NoteMedium Confidence

ASI04: Agentic Supply Chain Vulnerabilities

What this means

The skill’s safety depends partly on the backend service running on localhost:8000, not just on the packaged client script.

Why it was flagged

The skill is client-only and relies on a separately managed backend and repository docs outside the included package.
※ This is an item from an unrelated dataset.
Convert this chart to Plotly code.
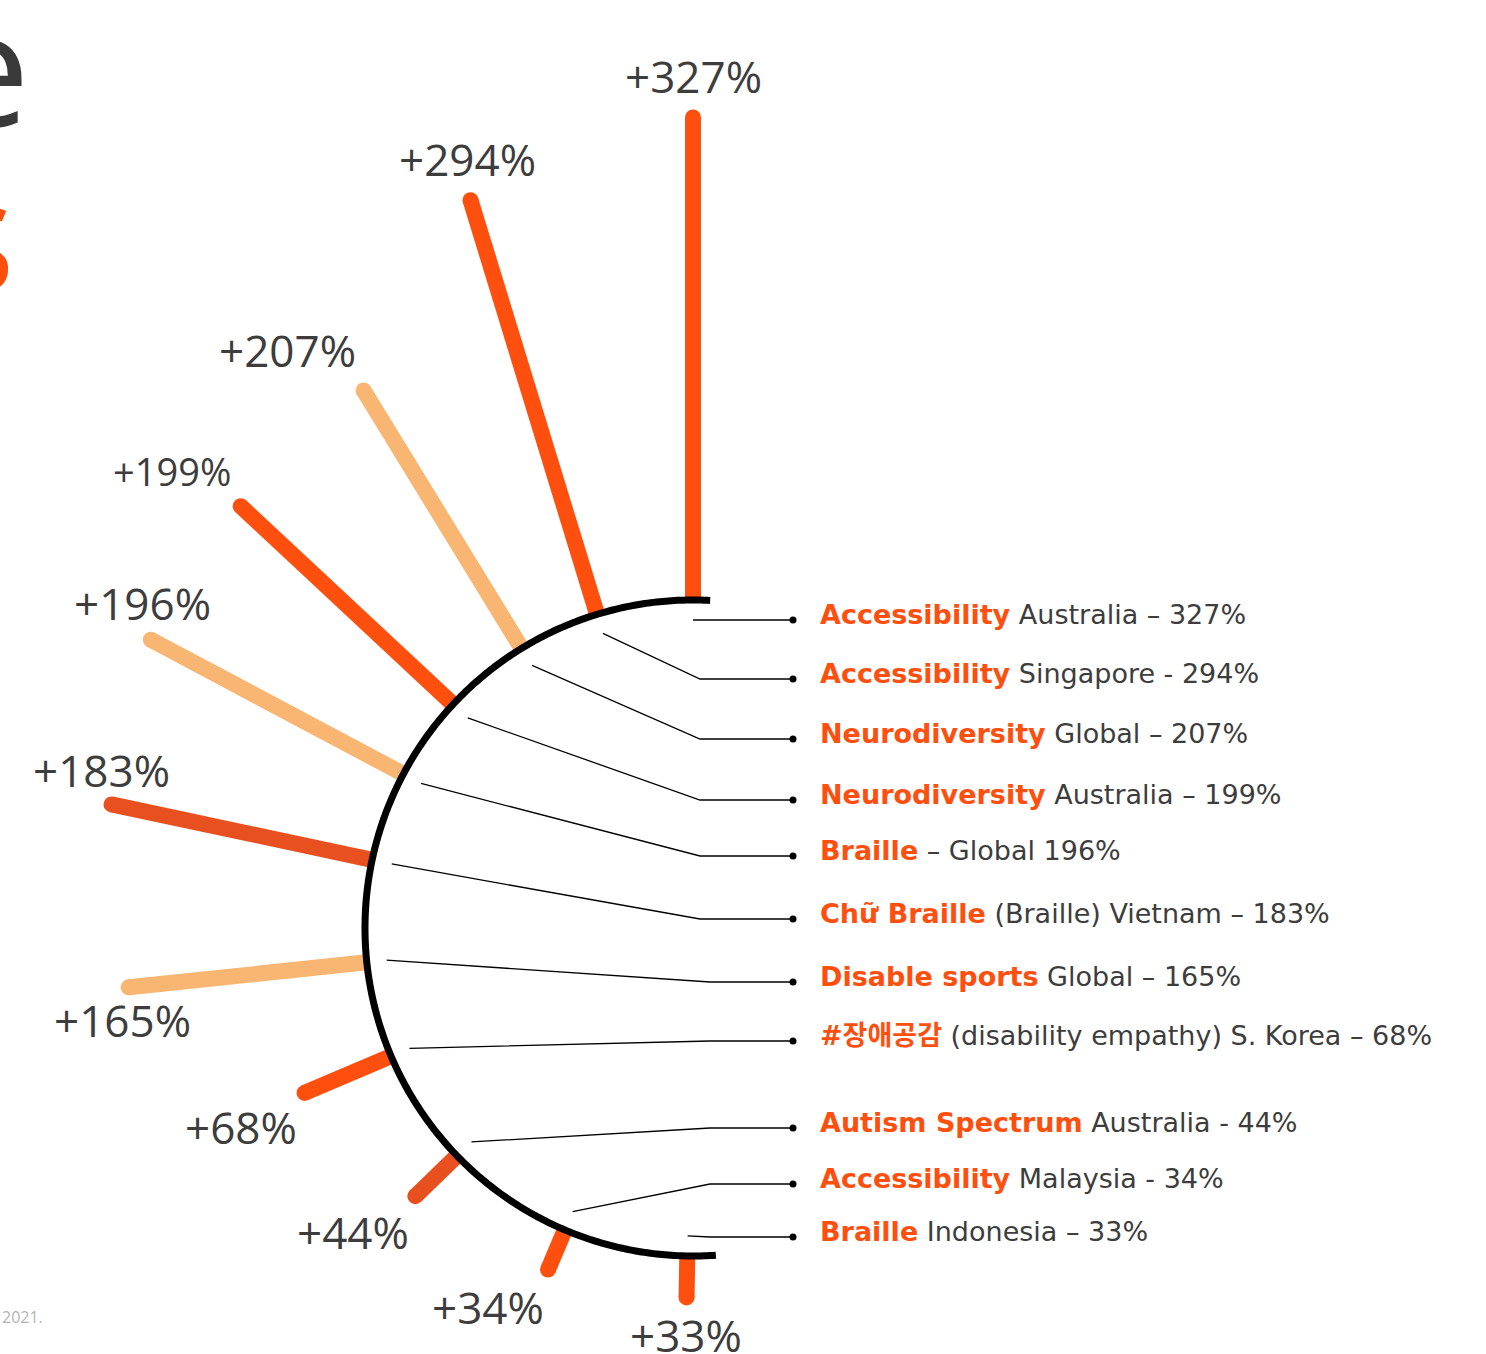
import numpy as np
import plotly.graph_objects as go

# Growth in conversation volume per disability-related topic (%)
topics = [
    "Accessibility", "Accessibility", "Neurodiversity", "Neurodiversity", "Braille",
    "Chữ Braille", "Disable sports", "#장애공감", "Autism Spectrum", "Accessibility", "Braille",
]
growth_pct = [327, 294, 207, 199, 196, 183, 165, 68, 44, 34, 33]
label_templates = [
    "{t} Australia – {v}%",
    "{t} Singapore - {v}%",
    "{t} Global – {v}%",
    "{t} Australia – {v}%",
    "{t} – Global {v}%",
    "{t} (Braille) Vietnam – {v}%",
    "{t} Global – {v}%",
    "{t} (disability empathy) S. Korea – {v}%",
    "{t} Australia - {v}%",
    "{t} Malaysia - {v}%",
    "{t} Indonesia – {v}%",
]

# ---- geometry (axis units == screen pixels) ----
W, H = 1486, 1354
HUB_X, HUB_Y = 693, 928
HUB_R = 328
PX_PER_PCT = 1.5
BAR_W = 16
LEADER_R = 308
DOT_X = 793
TEXT_X = 818
spoke_deg = [90, 107, 121.5, 137, 152, 168, 186, 203, 224, 247, 269]
row_y = [620, 679, 739, 800, 856, 919, 982, 1041, 1128, 1184, 1237]
elbow_x = [700] * 6 + [710] * 5
# where each value label sits relative to its spoke tip
label_anchor = [
    ("center", "bottom"), ("center", "bottom"), ("right", "bottom"), ("right", "bottom"),
    ("center", "bottom"), ("center", "bottom"), ("center", "top"), ("right", "top"),
    ("right", "top"), ("right", "top"), ("center", "top"),
]
label_size = [44, 44, 44, 38, 44, 44, 44, 44, 44, 44, 44]
PAD_ABOVE = 2     # gap for labels sitting above/beside a tip
PAD_BELOW = -2    # labels hanging below a tip (line box already adds air)

# ---- styling ----
BRIGHT = "#FF4F0F"
MID = "#E8511F"
LIGHT = "#F9B572"
INK = "#3d3d3d"
bar_colors = [BRIGHT, BRIGHT, LIGHT, BRIGHT, LIGHT, MID, LIGHT, BRIGHT, MID, BRIGHT, BRIGHT]
VALUE_FAMILY = "Open Sans, Noto Sans, sans-serif"
ROW_FONT = dict(family="DejaVu Sans, Noto Sans CJK KR, sans-serif", size=27, color=INK)


def polar_xy(r, deg):
    t = np.radians(deg)
    return HUB_X + r * np.cos(t), HUB_Y - r * np.sin(t)


fig = go.Figure()

# spokes: one bar per topic, length proportional to growth, rounded outer cap
for v, deg, col in zip(growth_pct, spoke_deg, bar_colors):
    r_end = HUB_R + v * PX_PER_PCT - BAR_W / 2
    x0, y0 = polar_xy(HUB_R, deg)
    x1, y1 = polar_xy(r_end, deg)
    fig.add_trace(go.Scatter(x=[x0, x1], y=[y0, y1], mode="lines",
                             line=dict(color=col, width=BAR_W), hoverinfo="skip"))
    fig.add_trace(go.Scatter(x=[x1], y=[y1], mode="markers",
                             marker=dict(color=col, size=BAR_W, line_width=0), hoverinfo="skip"))

# hub arc
arc_deg = np.linspace(87, 274, 360)
arc_x, arc_y = polar_xy(HUB_R, arc_deg)
fig.add_trace(go.Scatter(x=arc_x, y=arc_y, mode="lines",
                         line=dict(color="black", width=7, simplify=False), hoverinfo="skip"))

# leader lines from each spoke to its legend row
for deg, ry, ex in zip(spoke_deg, row_y, elbow_x):
    sx, sy = polar_xy(LEADER_R, deg)
    fig.add_trace(go.Scatter(x=[sx, ex, DOT_X], y=[sy, ry, ry], mode="lines",
                             line=dict(color="black", width=1.3), hoverinfo="skip"))
fig.add_trace(go.Scatter(x=[DOT_X] * len(row_y), y=row_y, mode="markers",
                         marker=dict(color="black", size=7), hoverinfo="skip"))

annotations = []

# value labels just beyond each spoke tip
for v, deg, (xa, ya), fs in zip(growth_pct, spoke_deg, label_anchor, label_size):
    pad = PAD_BELOW if ya == "top" else PAD_ABOVE
    tx, ty = polar_xy(HUB_R + v * PX_PER_PCT + pad, deg)
    annotations.append(dict(x=tx, y=ty, xref="x", yref="y", text=f"+{v}%",
                            showarrow=False, xanchor=xa, yanchor=ya,
                            font=dict(family=VALUE_FAMILY, size=fs, color=INK)))

# legend rows
for topic, tpl, v, ry in zip(topics, label_templates, growth_pct, row_y):
    head = f"<span style='color:{BRIGHT}'><b>{topic}</b></span>"
    annotations.append(dict(x=TEXT_X, y=ry - 6, xref="x", yref="y",
                            text=tpl.format(t=head, v=v), showarrow=False,
                            xanchor="left", yanchor="middle", font=ROW_FONT))

# heading fragments and source note at the left edge
annotations.append(dict(x=32, y=64, xref="x", yref="y", text="e", showarrow=False,
                        xanchor="right", yanchor="middle",
                        font=dict(family="Open Sans, sans-serif", size=160, color="#3a3a3a")))
annotations.append(dict(x=17, y=230, xref="x", yref="y", text="s", showarrow=False,
                        xanchor="right", yanchor="middle",
                        font=dict(family="Open Sans, sans-serif", size=160, color=BRIGHT)))
annotations.append(dict(x=0, y=1317, xref="x", yref="y", text="2021.", showarrow=False,
                        xanchor="left", yanchor="middle",
                        font=dict(family="Open Sans, sans-serif", size=16, color="#b4b4b4")))

fig.update_layout(
    width=W, height=H, autosize=False,
    margin=dict(l=0, r=0, t=0, b=0, pad=0),
    paper_bgcolor="white", plot_bgcolor="white",
    showlegend=False, hovermode=False,
    xaxis=dict(range=[0, W], visible=False, fixedrange=True),
    yaxis=dict(range=[H, 0], visible=False, fixedrange=True),
    annotations=annotations,
)

fig.write_html("out.html", config={"displayModeBar": False})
That dependency is disclosed, but the backend is part of the trust decision.

Skill content

Requires a running backend API at `http://localhost:8000`. Backend setup instructions are in this repository: - `README.md` - `walkthrough.md` - `DOCKER_README.md`

Recommendation

Install and run the backend only from a trusted source, review its setup instructions, and avoid running an unexpected service on localhost:8000.

NoteMedium Confidence

ASI07: Insecure Inter-Agent Communication

What this means

Text sent for speech generation may be handled beyond the local machine by AWS Polly through the backend.

Why it was flagged

The skill discloses that text-to-speech uses AWS Polly via the backend. That is purpose-aligned, but synthesis text may be processed by an external provider depending on backend configuration.

Skill content

It uses **local Whisper** for Speech-to-Text transcription and **AWS Polly** for Text-to-Speech generation.

Recommendation

Do not synthesize highly sensitive text unless you are comfortable with the backend and AWS Polly handling it.